Elle préside également le Conseil permanent de la francophonie, renforçant ainsi la diplomatie mauricienne au sein de la communauté internationale. Son influence grandit. En 2004, l’université Paris 1 Panthéon-Sorbonne lui décerne le titre de Docteur Honoris Causa en reconnaissance de sa carrière exceptionnelle et de son engagement pour la création d’une faculté de droit à Maurice. De 2002 à 2004, elle est membre du comité éditorial de l’Étude du secrétaire général des Nations unies sur la violence à l’égard des enfants, travaillant en étroite collaboration avec le professeur Paulo Sergio Pinheiro, l’expert international chargé de coordonner l’étude qui a abouti à la publication du Rapport mondial sur la violence à l’égard des enfants (2006). 

Première OMBUDSPERSON For CHILDREN 

Elle a également contesté deux lois discriminant les femmes (l’Immigration Amendment Act 1977 et la Deportation Amendment Act 1977) devant le Comité des droits de l’homme des Nations unies, qui a condamné ces lois en 1981. Des lois qu’elle a elle-même modifiées en 1983, en tant que Procureure générale et ministre de la Justice. 

En décembre 2003, elle est nommée pour un mandat de quatre ans comme la première Ombudsperson for Children. Son contrat, qui est renouvelé, prendra fin en 2011. Elle est ensuite nommée présidente du Public Bodies Appeal Tribunal en 2012, un poste qu’elle occupera jusqu’en octobre 2021. 

Shirin Aumeeruddy-Cziffra est également une militante des droits humains reconnue à l’échelle mondiale. Elle a siégé au sein de plusieurs organisations internationales, telles que le Conseil des droits de l’homme. Elle a collaboré avec les Nations unies pour défendre les droits des femmes. Ses contributions lui ont valu des distinctions prestigieuses, dont la Légion d’honneur en 2015.

Elle est membre du Comité des sages pour l’évolution de la Commission de l’océan Indien (COI) depuis 2003. En 2017, elle est sollicitée pour soumettre un rapport sur des propositions légales concernant une révision de l’organisation constitutionnelle de la COI. Depuis 2019, elle est ambassadrice de bonne volonté pour l’Union européenne (Délégation de Port-Louis) pour la campagne Rise and Shine sur les droits humains.
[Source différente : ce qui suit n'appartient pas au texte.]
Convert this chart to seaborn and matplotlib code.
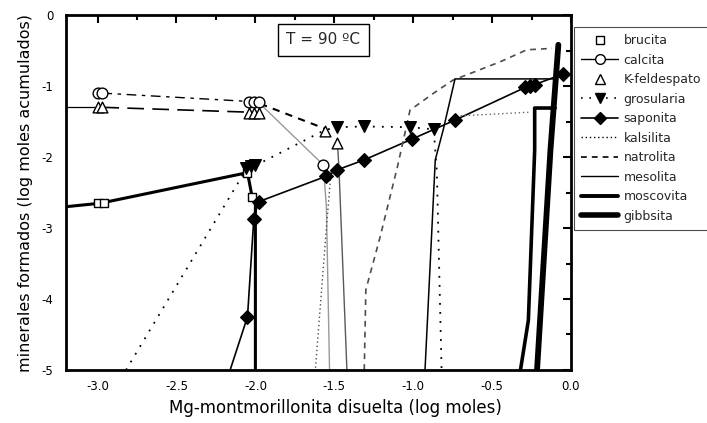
import matplotlib
matplotlib.use("Agg")
import matplotlib.pyplot as plt
import seaborn as sns
from matplotlib.lines import Line2D
from matplotlib.ticker import FixedLocator, FixedFormatter, MultipleLocator

# ---------------- data ----------------
xtick_vals = [-3.0, -2.5, -2.0, -1.5, -1.0, -0.5, 0.0]
xtick_labels = ["-3.0", "-2.5", "-2.0", "-1.5", "-1.0", "-0.5", "0.0"]
ytick_vals = [0, -1, -2, -3, -4, -5]
ytick_labels = ["0", "-1", "-2", "-3", "-4", "-5"]

legend_labels = ["brucita", "calcita", "K-feldespato", "grosularia", "saponita",
                 "kalsilita", "natrolita", "mesolita", "moscovita", "gibbsita"]

brucita_x = [-3.20, -2.98, -2.05, -2.02, -2.00, -2.00]
brucita_y = [-2.70, -2.65, -2.22, -2.57, -2.60, -5.00]
brucita_mx = [-3.00, -2.96, -2.05, -2.02]
brucita_my = [-2.65, -2.65, -2.22, -2.57]

calcita_a_x = [-2.97, -2.02]
calcita_a_y = [-1.10, -1.22]
calcita_b_x = [-1.98, -1.57, -1.55, -1.53]
calcita_b_y = [-1.23, -2.11, -2.70, -5.00]
calcita_mx = [-3.00, -2.97, -2.04, -2.01, -1.98, -1.57]
calcita_my = [-1.10, -1.10, -1.23, -1.23, -1.23, -2.11]

kfeld_a_x = [-3.20, -3.00]
kfeld_a_y = [-1.30, -1.30]
kfeld_b_x = [-2.97, -2.02]
kfeld_b_y = [-1.30, -1.37]
kfeld_c_x = [-1.48, -1.47, -1.42]
kfeld_c_y = [-1.80, -2.18, -5.00]
kfeld_mx = [-3.00, -2.97, -2.04, -2.01, -1.98, -1.56, -1.48]
kfeld_my = [-1.30, -1.30, -1.38, -1.38, -1.38, -1.64, -1.80]

gros_a_x = [-2.82, -2.06]
gros_a_y = [-5.00, -2.18]
gros_b_x = [-2.00, -1.56, -1.48, -1.31, -1.02, -0.87, -0.85, -0.82]
gros_b_y = [-2.12, -1.62, -1.58, -1.57, -1.58, -1.61, -2.20, -5.00]
gros_mx = [-2.06, -2.03, -2.00, -1.48, -1.31, -1.02, -0.87]
gros_my = [-2.16, -2.13, -2.11, -1.58, -1.57, -1.58, -1.61]

sapo_x = [-2.16, -2.05, -2.01, -1.98, -1.55, -1.48, -1.31, -1.01, -0.735,
          -0.29, -0.26, -0.23, -0.05]
sapo_y = [-5.00, -4.25, -2.87, -2.63, -2.27, -2.18, -2.04, -1.75, -1.48,
          -1.02, -1.00, -0.98, -0.83]

kals_a_x = [-1.52, -1.55, -1.62]
kals_a_y = [-2.20, -3.00, -5.00]
kals_b_x = [-0.70, -0.27]
kals_b_y = [-1.42, -1.37]

natro_a_x = [-1.97, -1.56]
natro_a_y = [-1.25, -1.60]
natro_b_x = [-1.31, -1.30, -1.21, -1.10, -1.02, -0.87, -0.75, -0.45, -0.28, -0.12]
natro_b_y = [-5.00, -3.87, -3.13, -2.14, -1.34, -1.10, -0.92, -0.66, -0.49, -0.47]

meso_x = [-0.925, -0.86, -0.81, -0.735, -0.11]
meso_y = [-5.00, -2.04, -1.62, -0.90, -0.90]

mosco_x = [-0.32, -0.27, -0.23, -0.23, -0.10]
mosco_y = [-5.00, -4.30, -1.90, -1.31, -1.31]

gibb_x = [-0.215, -0.13, -0.08]
gibb_y = [-5.00, -1.90, -0.42]

label_text = "T = 90 ºC"
label_pos = (-1.57, -0.35)

# ---------------- styling ----------------
sns.set_style("white")
plt.rcParams["font.family"] = ["DejaVu Sans"]
plt.rcParams["axes.unicode_minus"] = False

fig = plt.figure(figsize=(7.07, 4.23), dpi=100)
ax = fig.add_axes([0.0934, 0.1253, 0.7142, 0.8392])

DOT_SPARSE = (0, (1.0, 4.0))
DOT_FINE = (0, (1, 2))
DASH = (0, (3.5, 3))
LONGDASH = (0, (10, 5))
DASHDOT = (0, (7, 4, 2.5, 4))


def line(x, y, **kw):
    sns.lineplot(x=x, y=y, sort=False, estimator=None, errorbar=None,
                 legend=False, ax=ax, **kw)


def marks(x, y, marker, size, filled):
    fc = "black" if filled else "white"
    sns.scatterplot(x=x, y=y, marker=marker, s=size, facecolor=fc,
                    edgecolor="black", linewidth=1.0, legend=False, ax=ax,
                    zorder=5)


# lines
line(brucita_x, brucita_y, color="black", linewidth=2.2)
line(calcita_a_x, calcita_a_y, color="black", linewidth=1.0, linestyle=DASHDOT)
line(calcita_b_x, calcita_b_y, color="0.6", linewidth=1.0)
line(kfeld_a_x, kfeld_a_y, color="black", linewidth=0.9)
line(kfeld_b_x, kfeld_b_y, color="black", linewidth=1.2, linestyle=LONGDASH)
line(kfeld_c_x, kfeld_c_y, color="0.35", linewidth=1.0)
line(gros_a_x, gros_a_y, color="black", linewidth=1.3, linestyle=DOT_SPARSE)
line(gros_b_x, gros_b_y, color="black", linewidth=1.3, linestyle=DOT_SPARSE)
line(sapo_x, sapo_y, color="black", linewidth=1.2)
line(kals_a_x, kals_a_y, color="0.3", linewidth=1.0, linestyle=DOT_FINE)
line(kals_b_x, kals_b_y, color="0.4", linewidth=1.0, linestyle=DOT_FINE)
line(natro_a_x, natro_a_y, color="black", linewidth=1.5, linestyle=DASH)
line(natro_b_x, natro_b_y, color="0.3", linewidth=1.2, linestyle=DASH)
line(meso_x, meso_y, color="black", linewidth=1.1)
line(mosco_x, mosco_y, color="black", linewidth=2.6)
line(gibb_x, gibb_y, color="black", linewidth=4.2)

# markers
marks(brucita_mx, brucita_my, "s", 38, False)
marks(calcita_mx, calcita_my, "o", 60, False)
marks(kfeld_mx, kfeld_my, "^", 60, False)
marks(gros_mx, gros_my, "v", 70, True)
marks(sapo_x[1:], sapo_y[1:], "D", 48, True)

# text box
ax.text(label_pos[0], label_pos[1], label_text, fontsize=11, ha="center",
        va="center", zorder=6,
        bbox=dict(boxstyle="square,pad=0.55", facecolor="white",
                  edgecolor="black", linewidth=1.0))

# axes
ax.set_xlim(-3.2, 0.0)
ax.set_ylim(-5.0, 0.0)
ax.xaxis.set_major_locator(FixedLocator(xtick_vals))
ax.xaxis.set_major_formatter(FixedFormatter(xtick_labels))
ax.yaxis.set_major_locator(FixedLocator(ytick_vals))
ax.yaxis.set_major_formatter(FixedFormatter(ytick_labels))
ax.xaxis.set_minor_locator(MultipleLocator(0.25))
ax.yaxis.set_minor_locator(MultipleLocator(0.5))
ax.tick_params(which="both", direction="in", top=True, right=True,
               width=1.5, color="black", labelsize=8.5, labelcolor="black")
ax.tick_params(which="major", length=6, pad=7)
ax.tick_params(which="minor", length=3.5)
ax.tick_params(axis="y", which="major", pad=9)
for sp in ax.spines.values():
    sp.set_linewidth(2.0)
    sp.set_color("black")

ax.set_xlabel("Mg-montmorillonita disuelta (log moles)", fontsize=12,
              color="black", labelpad=6)
ax.xaxis.set_label_coords(0.534, -0.082)
ax.set_ylabel("minerales formados (log moles acumulados)", fontsize=11.5,
              color="black", labelpad=6)

# legend
handles = [
    Line2D([], [], linestyle="none", marker="s", markersize=6,
           markerfacecolor="white", markeredgecolor="black"),
    Line2D([], [], color="black", linewidth=1.0, marker="o", markersize=7,
           markerfacecolor="white", markeredgecolor="black"),
    Line2D([], [], linestyle="none", marker="^", markersize=7,
           markerfacecolor="white", markeredgecolor="black"),
    Line2D([], [], color="black", linewidth=1.2, linestyle=DOT_SPARSE,
           marker="v", markersize=7, markerfacecolor="black",
           markeredgecolor="black"),
    Line2D([], [], color="black", linewidth=1.2, marker="D", markersize=6,
           markerfacecolor="black", markeredgecolor="black"),
    Line2D([], [], color="black", linewidth=1.0, linestyle=DOT_FINE),
    Line2D([], [], color="black", linewidth=1.2, linestyle=DASH),
    Line2D([], [], color="black", linewidth=1.0),
    Line2D([], [], color="black", linewidth=2.8),
    Line2D([], [], color="black", linewidth=4.0),
]
leg = ax.legend(handles, legend_labels, loc="upper left",
                bbox_to_anchor=(1.006, 0.965), borderaxespad=0,
                fontsize=9, frameon=True, fancybox=False, framealpha=1,
                edgecolor="0.3", handlelength=3.0, handletextpad=0.4,
                labelspacing=0.52, borderpad=0.55)
leg.get_frame().set_linewidth(0.8)

fig.savefig("out.png", dpi=100)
Aujourd’hui, à 76 ans, Shirin Aumeeruddy-Cziffra continue de défendre les causes qui lui sont chères, notamment les droits des femmes et des enfants, tout en poursuivant ses engagements au sein de diverses organisations internationales. Elle est également l’auteure de plusieurs ouvrages, dont « Femmes, de l’ombre à la lumière : l’évolution des droits de la femme à Maurice » (2022). Elle joue un rôle majeur dans la promotion de l’égalité des sexes. Récemment, elle a été nommée Speaker de l’Assemblée nationale.